The recommendations recognise that mineral companies are distinct from other companies in that a key factor in the assessment of their value relates to their reserves and resources. The recommendations seek to ensure that appropriate levels of transparency and assurance over the reserves and resources figures are made available to investors by setting out a framework for the additional disclosure of reserves and resources information, including the following information segmented using a unit of account appropriate to the scale of the company's operations (rather than on a per-asset basis):
- details of mineral resources and, where applicable, reserves and exploration results and prospects;
- anticipated mine life and exploration potential or similar duration of commercial activity in extracting reserves;
- an indication of the duration and main terms of any licences or concessions, and legal, economic and environmental conditions for exploring and developing those licences or concessions;
- indications of the current and anticipated progress of mineral exploration or extraction, or both, and processing, including a discussion of the accessibility of the deposit; and
- an explanation of any exceptional factors that have influenced the foregoing items.
Competent persons report
A competent persons report (CPR) is also required for all initial public offering prospectuses regardless of how long the company has been a mineral company. A CPR may also be required for secondary issues, but not if the company has previously published a CPR and has continued to update the market regarding its resources, reserves, results and prospects in accordance with one of the recognised reporting standards.
The CPR must be prepared by a person satisfying the competency requirements of the applicable codes or of the organisation set out in the recommendations, or who is a professionally qualified member of an appropriate recognised association or institution with at least five years of relevant experience.

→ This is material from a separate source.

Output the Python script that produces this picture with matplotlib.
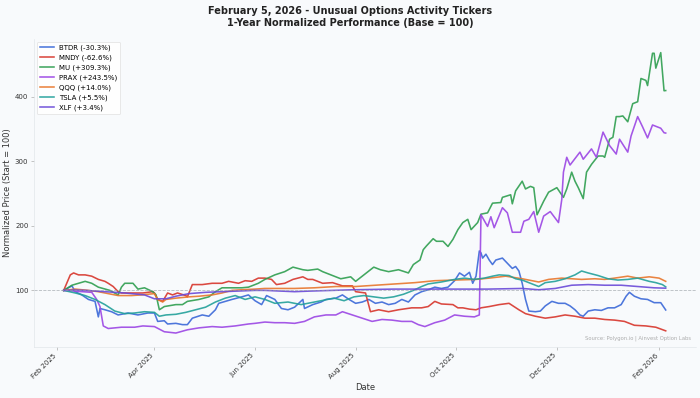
import numpy as np
import matplotlib
matplotlib.use("Agg")
import matplotlib.pyplot as plt
import matplotlib.dates as mdates

START = np.datetime64("2025-02-05")

tickers = ["BTDR", "MNDY", "MU", "PRAX", "QQQ", "TSLA", "XLF"]
labels = ["BTDR (-30.3%)", "MNDY (-62.6%)", "MU (+309.3%)", "PRAX (+243.5%)",
          "QQQ (+14.0%)", "TSLA (+5.5%)", "XLF (+3.4%)"]
colors = ["#3a68d8", "#d7352b", "#2e9e4f", "#9b45e4", "#e8762c", "#22a09a", "#6a4ad8"]

# day offsets from 2025-02-05 and normalized values
btdr_days = [0, 5, 7, 11, 15, 19, 21, 22, 25, 29, 33, 39, 45, 51, 55, 57, 61, 63, 68, 72, 75, 78, 84, 88, 92, 94, 98, 102, 108, 112, 116, 120, 123, 128, 132, 136, 140, 145, 146, 151, 156, 159, 165, 169, 173, 177, 181, 185, 189, 193, 197, 201, 205, 209, 213, 217, 221, 225, 229, 233, 237, 240, 243, 246, 248, 250, 252, 253, 254, 256, 258, 260, 262, 266, 269, 272, 274, 276, 278, 280, 282, 286, 289, 292, 296, 300, 304, 307, 310, 313, 315, 318, 322, 326, 330, 334, 338, 341, 343, 346, 350, 354, 358, 362, 365]
btdr_vals = [100, 107, 98, 93, 86, 83, 59, 72, 70, 67, 62, 65, 62, 65, 65, 52, 53, 48, 49, 47, 47, 57, 62, 60, 70, 80, 83, 86, 90, 93, 84, 78, 92, 86, 72, 70, 74, 86, 72, 78, 82, 86, 88, 93, 86, 80, 82, 86, 80, 82, 78, 80, 86, 82, 93, 98, 101, 105, 103, 105, 115, 127, 122, 128, 111, 122, 161, 158, 150, 156, 147, 140, 147, 150, 142, 134, 137, 130, 111, 86, 68, 67, 68, 76, 83, 80, 80, 76, 70, 62, 60, 68, 70, 69, 73, 73, 78, 91, 97, 91, 87, 86, 81, 81, 69.7]

mndy_days = [0, 4, 6, 9, 13, 17, 21, 25, 27, 30, 33, 35, 41, 48, 54, 55, 57, 60, 63, 66, 69, 74, 75, 78, 84, 90, 96, 100, 106, 110, 114, 118, 122, 126, 129, 134, 139, 145, 148, 151, 157, 163, 169, 175, 177, 183, 186, 191, 197, 203, 211, 217, 221, 225, 229, 236, 239, 242, 246, 250, 253, 258, 264, 270, 273, 276, 280, 286, 292, 298, 304, 310, 316, 322, 328, 334, 340, 346, 353, 359, 365]
mndy_vals = [100, 124, 127, 124, 124, 122, 117, 114, 111, 106, 98, 96, 96, 96, 98, 96, 86, 83, 96, 93, 96, 92, 90, 109, 109, 111, 111, 114, 111, 115, 114, 119, 119, 117, 109, 111, 117, 121, 117, 117, 111, 112, 107, 107, 98, 96, 67, 70, 67, 70, 73, 73, 75, 83, 79, 78, 73, 73, 71, 70, 73, 75, 78, 80, 75, 70, 64, 60, 57, 59, 62, 60, 57, 57, 55, 54, 52, 46, 45, 43, 37.4]

mu_days = [0, 5, 9, 13, 17, 21, 28, 33, 35, 37, 42, 45, 49, 54, 56, 58, 61, 68, 72, 75, 82, 88, 92, 96, 102, 108, 112, 118, 122, 128, 134, 139, 145, 148, 154, 157, 162, 168, 174, 177, 182, 188, 192, 197, 203, 209, 212, 216, 218, 220, 224, 226, 230, 233, 236, 239, 242, 245, 247, 251, 253, 257, 260, 265, 266, 271, 272, 274, 278, 280, 283, 285, 287, 291, 294, 299, 303, 305, 308, 310, 312, 315, 317, 320, 324, 327, 328, 331, 333, 335, 337, 339, 342, 345, 348, 350, 353, 354, 357, 358, 359, 362, 364, 365]
mu_vals = [100, 108, 111, 114, 111, 105, 100, 93, 105, 111, 111, 102, 104, 98, 93, 70, 75, 78, 78, 83, 86, 90, 98, 104, 104, 104, 105, 111, 117, 124, 129, 136, 132, 131, 133, 129, 124, 118, 121, 114, 124, 136, 132, 129, 132, 127, 140, 147, 163, 169, 180, 176, 176, 168, 179, 194, 205, 210, 194, 205, 218, 220, 235, 236, 244, 248, 234, 254, 269, 257, 261, 259, 217, 238, 252, 259, 244, 257, 283, 269, 259, 242, 283, 295, 308, 308, 306, 334, 337, 369, 369, 370, 361, 389, 392, 428, 425, 417, 467, 467, 444, 468, 409, 409.3]

prax_days = [0, 17, 20, 22, 24, 27, 35, 43, 48, 55, 61, 68, 75, 82, 90, 96, 104, 112, 116, 122, 128, 134, 140, 146, 152, 159, 165, 169, 175, 181, 187, 193, 199, 205, 211, 215, 219, 225, 231, 237, 243, 249, 252, 253, 257, 259, 261, 266, 269, 272, 277, 279, 282, 285, 288, 291, 295, 300, 302, 303, 305, 307, 313, 315, 320, 323, 327, 331, 335, 337, 342, 344, 348, 351, 354, 357, 362, 364, 365]
prax_vals = [100, 97, 86, 75, 45, 41, 43, 43, 45, 44, 36, 34, 39, 42, 44, 43, 45, 48, 49, 51, 50, 50, 49, 52, 59, 62, 62, 67, 62, 57, 52, 55, 54, 52, 52, 47, 44, 50, 54, 62, 60, 59, 62, 217, 199, 214, 197, 228, 220, 190, 190, 207, 210, 222, 190, 215, 222, 205, 241, 283, 306, 294, 314, 303, 319, 306, 345, 324, 311, 334, 314, 339, 369, 353, 336, 356, 351, 344, 343.5]

qqq_days = [0, 7, 15, 21, 27, 33, 41, 47, 55, 57, 60, 62, 68, 76, 82, 90, 96, 102, 108, 116, 122, 140, 152, 165, 177, 189, 201, 213, 225, 237, 250, 258, 268, 278, 288, 294, 302, 314, 322, 328, 334, 342, 348, 355, 361, 365]
qqq_vals = [100, 102, 100, 98, 95, 92, 92, 93, 95, 86, 82, 86, 88, 90, 91, 93, 96, 100, 101, 102, 103, 103, 104, 106, 106, 108, 110, 112, 115, 116, 117, 119, 122, 118, 113, 117, 119, 117, 118, 117, 119, 122, 119, 121, 119, 114]

tsla_days = [0, 7, 13, 19, 25, 31, 37, 43, 49, 55, 58, 62, 68, 74, 80, 86, 92, 98, 104, 110, 116, 122, 128, 136, 144, 152, 158, 164, 170, 176, 182, 188, 194, 200, 206, 212, 217, 221, 229, 237, 243, 249, 255, 260, 264, 270, 274, 278, 282, 288, 292, 298, 304, 310, 314, 318, 324, 330, 336, 342, 348, 355, 359, 363, 365]
tsla_vals = [100, 96, 92, 86, 78, 68, 64, 65, 67, 66, 60, 62, 63, 66, 70, 74, 82, 88, 92, 86, 90, 86, 80, 82, 78, 82, 85, 88, 84, 90, 92, 90, 88, 90, 94, 100, 106, 110, 113, 117, 119, 117, 119, 122, 124, 123, 118, 116, 112, 106, 112, 114, 118, 124, 130, 127, 123, 118, 116, 117, 119, 114, 112, 109, 105.5]

xlf_days = [0, 7, 13, 25, 37, 49, 55, 62, 68, 76, 86, 96, 106, 116, 122, 140, 150, 176, 200, 225, 237, 257, 278, 288, 298, 308, 318, 328, 338, 348, 358, 365]
xlf_vals = [100, 100.5, 100, 98, 96, 93, 87, 87, 91, 95, 97, 98, 99, 100, 100, 98, 99, 101, 102, 102, 102, 102, 103, 101, 103, 108, 109, 108, 108, 106, 104, 103.4]

series_days = [btdr_days, mndy_days, mu_days, prax_days, qqq_days, tsla_days, xlf_days]
series_vals = [btdr_vals, mndy_vals, mu_vals, prax_vals, qqq_vals, tsla_vals, xlf_vals]

BG = "#f8fafc"
fig = plt.figure(figsize=(14, 7.96), dpi=50, facecolor=BG)
ax = fig.add_axes([0.048, 0.128, 0.946, 0.775])
ax.set_facecolor(BG)

for days, vals, lab, col in zip(series_days, series_vals, labels, colors):
    dates = START + np.array(days).astype("timedelta64[D]")
    ax.plot(dates, vals, color=col, lw=2.3, alpha=0.9, label=lab)

ax.axhline(100, color="#9aa0a6", ls="--", lw=1.2, alpha=0.7)

ax.xaxis.set_major_locator(mdates.MonthLocator(bymonth=[2, 4, 6, 8, 10, 12]))
ax.xaxis.set_major_formatter(mdates.DateFormatter("%b %Y"))
plt.setp(ax.get_xticklabels(), rotation=45, ha="right")
ax.tick_params(labelsize=10, colors="#333333", length=4, color="#999999")

for s in ["top", "right"]:
    ax.spines[s].set_visible(False)
for s in ["left", "bottom"]:
    ax.spines[s].set_color("#dde1e6")

ax.set_xlabel("Date", fontsize=12, color="#333333")
ax.set_ylabel("Normalized Price (Start = 100)", fontsize=12, color="#333333")
ax.set_yticks([100, 200, 300, 400])

fig.suptitle("February 5, 2026 - Unusual Options Activity Tickers\n1-Year Normalized Performance (Base = 100)",
             fontsize=14, fontweight="bold", color="#222222", y=0.985)

leg = ax.legend(loc="upper left", fontsize=10, frameon=True, facecolor="white",
                edgecolor="#dddddd", framealpha=0.9)

ax.text(0.993, 0.02, "Source: Polygon.io | Ainvest Option Labs", transform=ax.transAxes,
        ha="right", va="bottom", fontsize=7.5, color="#999999", alpha=0.8)

fig.savefig("out.png", dpi=50, facecolor=BG)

The content requirements for the CPR are set out in the ESMA 2013 recommendations. These requirements vary depending on whether the CPR relates to a company with oil and gas projects, or a company with mining projects. The CPR must be dated not more than six months prior to the date of the prospectus, and the company must confirm that no material changes have occurred since the date of the CPR that would make it misleading. A list of acceptable internationally recognised reporting and valuation standards is also set out in the recommendations. The mining reporting codes are aligned with the Committee for Mineral Reserves International Reporting Standards (and do not include US SEC Industry Guide 7 on mining, or the Russian or Chinese standards).
Companies incorporated outside the European Union that are seeking admission to the Main Market often choose to do so through an issue of depository receipts. This is particularly the case for companies located in jurisdictions with restrictive foreign exchange controls where requirements to pay dividends in the local currency could make an investment in the company's shares less attractive to international investors. Depository receipts are negotiable instruments that represent an ownership interest in a specified number of the company's shares. The underlying shares are issued to a depositary, which in turn issues depository receipts that can be denominated in a currency other than the issuer's local currency. Dividends received by the depositary can then be converted from the local currency into the currency of the depository receipts. Depository receipts may only be admitted to the Official List through a standard listing.
High Growth Segment
The High Growth Segment is a third category of listing on the Main Market that sits alongside the premium and standard segments and provides an alternative route to market for European companies. As the High Growth Segment is an EU-regulated market, companies listed on this segment must comply with certain EU standards, including the FCA's Disclosure Guidance and Transparency Rules and the Prospectus Regulation. However, as companies on the High Growth Segment are not admitted to the Official List, the LR do not apply and instead companies must adhere to the London Stock Exchange's High Growth Segment Rule Book.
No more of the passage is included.